Первая неделя нового года прошла так, как, наверное, и нельзя было лучше желать. Все дни мы вкусно ели и выпивали, бездельничали до желания чем-то бы уже заняться, любили друг друга нежнее прежнего и наслаждались покоем.
Навидавшись людей и наговорившись с ними в конце декабря, в саму новогоднюю ночь мы сознательно заперлись дома, включили канал Holiday Jazz на интернет-радио и начали готовить и провожать старый год.
Мы нагуглили несколько неизвестных фильмов, которые могли бы хорошо зайти в дни праздного шатания по дому, и когда все плотские развлечения в прямом смысле приедались, мы включали кино.
Это были удивительные дни наслаждения бездельем, друг другом, вкусной едой и напитками, неглупыми фильмами, хорошей музыкой и умными книгами.

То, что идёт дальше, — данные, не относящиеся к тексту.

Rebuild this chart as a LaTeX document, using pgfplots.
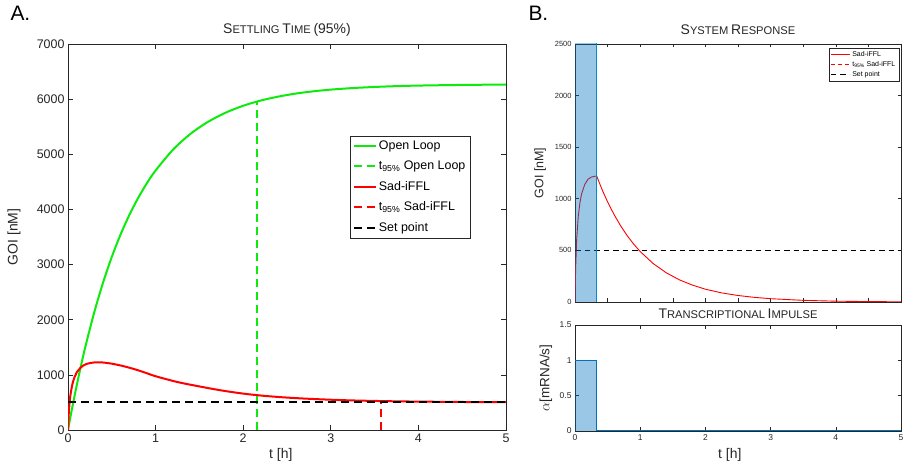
\documentclass[border=0pt]{standalone}
\usepackage{pgfplots}
\pgfplotsset{compat=1.18}
\usepackage{fontspec}
\setmainfont{Liberation Sans}
\definecolor{mgreen}{rgb}{0.05,0.92,0.05}
\definecolor{mred}{rgb}{1,0,0}
\definecolor{mblue}{rgb}{0,0.447,0.741}
\definecolor{tickgray}{rgb}{0.15,0.15,0.15}
\newcommand{\fs}[1]{\fontsize{#1}{#1}\selectfont}
\newcommand{\SC}[2]{{\fs{14}#1}{\fs{11.2}#2}}
\pgfplotsset{
  mystyle/.style={
    scale only axis, anchor=south west,
    axis line style={tickgray, line width=0.6bp},
    tick style={tickgray, line width=0.6bp},
    tick align=inside, major tick length=5bp,
    xmin=0, xmax=5,
    scaled ticks=false,
    /pgf/number format/1000 sep={},
    /pgf/number format/assume math mode=true,
    tick label style={text=tickgray},
    label style={text=tickgray},
    title style={text=black!85},
    legend cell align=left,
  },
  thickline/.style={line width=2bp},
  thickdash/.style={line width=2.1bp, dash pattern=on 8bp off 5bp},
}
\begin{document}
\begin{tikzpicture}
\path[use as bounding box] (0,0) rectangle (905bp,467bp);
\node[anchor=west, font=\fs{21}] at (7bp,454bp) {A.};
\node[anchor=west, font=\fs{21}] at (525bp,454bp) {B.};

% ---------------- Left panel ----------------
\begin{axis}[mystyle,
  at={(68bp,37bp)}, width=438bp, height=386bp,
  ymin=0, ymax=7000,
  xtick={0,1,2,3,4,5}, ytick={0,1000,2000,3000,4000,5000,6000,7000},
  tick label style={font=\fs{12.5}},
  xlabel={t [h]}, ylabel={GOI [nM]},
  xlabel style={at={(axis description cs:0.486,-0.065)}, anchor=center, font=\fs{14}},
  ylabel style={at={(axis description cs:-0.123,0.5)}, anchor=center, font=\fs{14}},
  title={\SC{S}{ETTLING} \SC{T}{IME} {\fs{14}(95\%)}},
  title style={at={(axis description cs:0.5,1)}, anchor=center, yshift=8bp},
  legend style={at={(0.643,0.762)}, anchor=north west, font=\fs{12.5}, draw=tickgray,
    row sep=6bp, inner xsep=3bp, inner ysep=3bp},
  legend image code/.code={\draw[mark repeat=2,mark phase=2] plot coordinates {(0bp,0bp) (11bp,0bp) (22bp,0bp)};},
]
\addlegendimage{mgreen, thickline}
\addlegendentry{Open Loop}
\addlegendimage{mgreen, thickdash}
\addlegendentry{t\textsubscript{95\%} Open Loop}
\addlegendimage{mred, thickline}
\addlegendentry{Sad-iFFL}
\addlegendimage{mred, thickdash}
\addlegendentry{t\textsubscript{95\%} Sad-iFFL}
\addlegendimage{black, thickdash}
\addlegendentry{Set point}
\addplot[forget plot, mgreen, thickline, smooth] coordinates {
(0,0)(0.025,214)(0.05,421)(0.1,813)(0.15,1179)(0.2,1521)(0.3,2136)(0.4,2672)(0.5,3139)(0.6,3545)(0.7,3898)(0.8,4206)(0.9,4474)(1.0,4706)(1.2,5086)(1.4,5373)(1.6,5590)(1.8,5755)(2.0,5880)(2.2,5975)(2.4,6046)(2.6,6101)(2.8,6142)(3.0,6173)(3.25,6201)(3.5,6221)(3.75,6236)(4.0,6246)(4.5,6258)(5.0,6264)};
\addplot[forget plot, mgreen, thickdash] coordinates {(2.16,0)(2.16,5951)};
\addplot[forget plot, mred, thickline, smooth] coordinates {
(0,0)(0.01,330)(0.025,600)(0.05,830)(0.075,960)(0.1,1045)(0.15,1140)(0.2,1190)(0.25,1214)(0.3,1225)(0.35,1228)(0.4,1224)(0.5,1203)(0.6,1170)(0.7,1130)(0.8,1083)(0.9,1030)(1.0,975)(1.25,870)(1.5,790)(1.75,718)(2.0,660)(2.25,618)(2.5,588)(2.75,566)(3.0,549)(3.25,536)(3.5,527)(3.75,520)(4.0,515)(4.5,508)(5.0,505)};
\addplot[forget plot, mred, thickdash] coordinates {(3.57,0)(3.57,525)};
\addplot[forget plot, black, thickdash] coordinates {(0,500)(5,500)};
\end{axis}

% ---------------- Right top panel ----------------
\begin{axis}[mystyle,
  at={(575bp,165bp)}, width=326bp, height=258bp,
  ymin=0, ymax=2500,
  xtick={0,0.5,1,1.5,2,2.5,3,3.5,4,4.5,5}, xticklabels={},
  ytick={0,500,1000,1500,2000,2500},
  major tick length=3.5bp,
  tick label style={font=\fs{7.5}},
  ylabel={GOI [nM]},
  ylabel style={at={(axis description cs:-0.107,0.5)}, anchor=center, font=\fs{12.5}},
  title={\SC{S}{YSTEM} \SC{R}{ESPONSE}},
  title style={at={(axis description cs:0.5,1)}, anchor=center, yshift=8bp},
  legend style={at={(0.994,0.984)}, anchor=north east, font=\fs{7}, draw=tickgray,
    row sep=-0.5bp, inner xsep=1.5bp, inner ysep=1bp},
  legend image code/.code={\draw[mark repeat=2,mark phase=2] plot coordinates {(0bp,0bp) (9.5bp,0bp) (19bp,0bp)};},
]
\addplot[mred, line width=0.9bp] coordinates {
(0,0)(0.01,330)(0.025,600)(0.05,830)(0.075,960)(0.1,1045)(0.15,1140)(0.2,1190)(0.25,1210)(0.3,1218)(0.333,1220)(0.4,1113)(0.45,1039)(0.5,970)(0.6,846)(0.7,738)(0.8,643)(0.9,561)(1.0,489)(1.2,372)(1.4,283)(1.6,215)(1.8,164)(2.0,124)(2.25,88)(2.5,63)(2.75,45)(3.0,32)(3.5,16)(4.0,8)(4.5,4)(5.0,2)};
\addlegendentry{Sad-iFFL}
\addlegendimage{mred, line width=0.9bp, dash pattern=on 4bp off 3bp}
\addlegendentry{t\textsubscript{95\%} Sad-iFFL}
\addplot[black, line width=0.9bp, dash pattern=on 5.5bp off 4bp] coordinates {(0,500)(5,500)};
\addlegendentry{Set point}
\addplot[forget plot, draw=none, fill=mblue, fill opacity=0.4] coordinates {(0,3000)(0.333,3000)} \closedcycle;
\addplot[forget plot, mblue!80!cyan, line width=1.3bp] coordinates {(0.333,0)(0.333,3000)};
\end{axis}

% ---------------- Right bottom panel ----------------
\begin{axis}[mystyle,
  at={(575bp,36bp)}, width=326bp, height=106bp,
  ymin=0, ymax=1.5,
  xtick={0,1,2,3,4,5},
  ytick={0,0.5,1,1.5},
  major tick length=3.5bp,
  tick label style={font=\fs{8.5}},
  xlabel={t [h]}, ylabel={$\alpha$[mRNA/s]},
  xlabel style={at={(axis description cs:0.475,-0.226)}, anchor=center, font=\fs{14}},
  ylabel style={at={(axis description cs:-0.089,0.5)}, anchor=center, font=\fs{13.5}},
  title={\SC{T}{RANSCRIPTIONAL} \SC{I}{MPULSE}},
  title style={at={(axis description cs:0.5,1)}, anchor=center, yshift=5bp},
]
\addplot[draw=none, fill=mblue, fill opacity=0.4] coordinates {(0,1)(0.333,1)} \closedcycle;
\addplot[mblue, line width=1.1bp] coordinates {(0,1)(0.333,1)(0.333,0)(5,0)};
\end{axis}
\end{tikzpicture}
\end{document}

Каждое утро, вставая раньше Наташи, я входил в гостиную, куда сквозь широкие окна проникал белый свет от снега во дворе, отражался от наших белых стен и делал всё пространство ещё светлее; заваривал себе чай, доставал из холодильника лучший оливье года, подтыривал из-под ёлки конфеты и мармелад, и на меня накатывало приятнейшее ощущение, что жизнь, вот этим утром в тишине, свете, тепле и просторе, так прекрасна, что лучшего и не пожелаешь.
Я ходил босыми ногами по тёплому паркету, и вся гостиная казалась мне самым милым и уютным местом на свете. Потом тихонько начинал играть Holiday Jazz, и любой хипстер с зеркалкой и Инстаграмом пришёл бы от всего этого в восторг.
На подлокотнике дивана лежала оставленная там со вчера толстенная, на восемьсот страниц, «Анна Каренина» харьковского издательства «Прапор». В декабре я скачал её для Киндла, но, оказавшись у тёщи в гостях, попросил бумажную версию. Не знаю, что я делал в школе, когда все вокруг проходили Толстого, и как писал сочинения, но о том, что Степан Аркадьич был уличён в измене, я узнал только в прошлом декабре.
Отдыхая от безумных последних нескольких недель, мы даже не выходили гулять и то валялись в обнимку на постели, то доедали вчерашнюю еду, при этом всякий день новую, то пили шампанское, то разбредались по компьютерам, то снова сходились на диване читать каждый своё. Я — «Каренину», Наташа — свою подругу Роксолану Сьому.
«Каренина» ложилась на всю эту праздность как нельзя лучше. Побаиваясь Толстого раньше, я с опаской взялся за большую книгу, но сюжет развивался легко, характеры были понятны и узнаваемы, диалоги — живые, а текст от автора хоть и страдал известной толстовской косностью с постоянными повторами в соседних предложениях, но всё в целом настраивало на такой уютный лад, будто вместо «Карениной» я лежал на диване, обложенный самыми ласковыми котами.
После ужина, выпив итальянского вина из пятилитрового «чемоданчика», очень недорогого, но на удивление нейтрально-приятного, мы отправлялись в кабинет за самый большой экран — смотреть скачанное кино.
Дни безделья шли друг за другом один милее другого, каждое утро я вставал раньше Наташи и подходил к окнам взглянуть на занесённые снегом машины на стоянке во дворе и выезд на улицу. По выпавшему за ночь и не раскатанному ещё с утра снегу мягко, как по ковру, спускались редкие машины, и весь район был такой тихий, сонный, укутанный в снег и лень первой январской недели.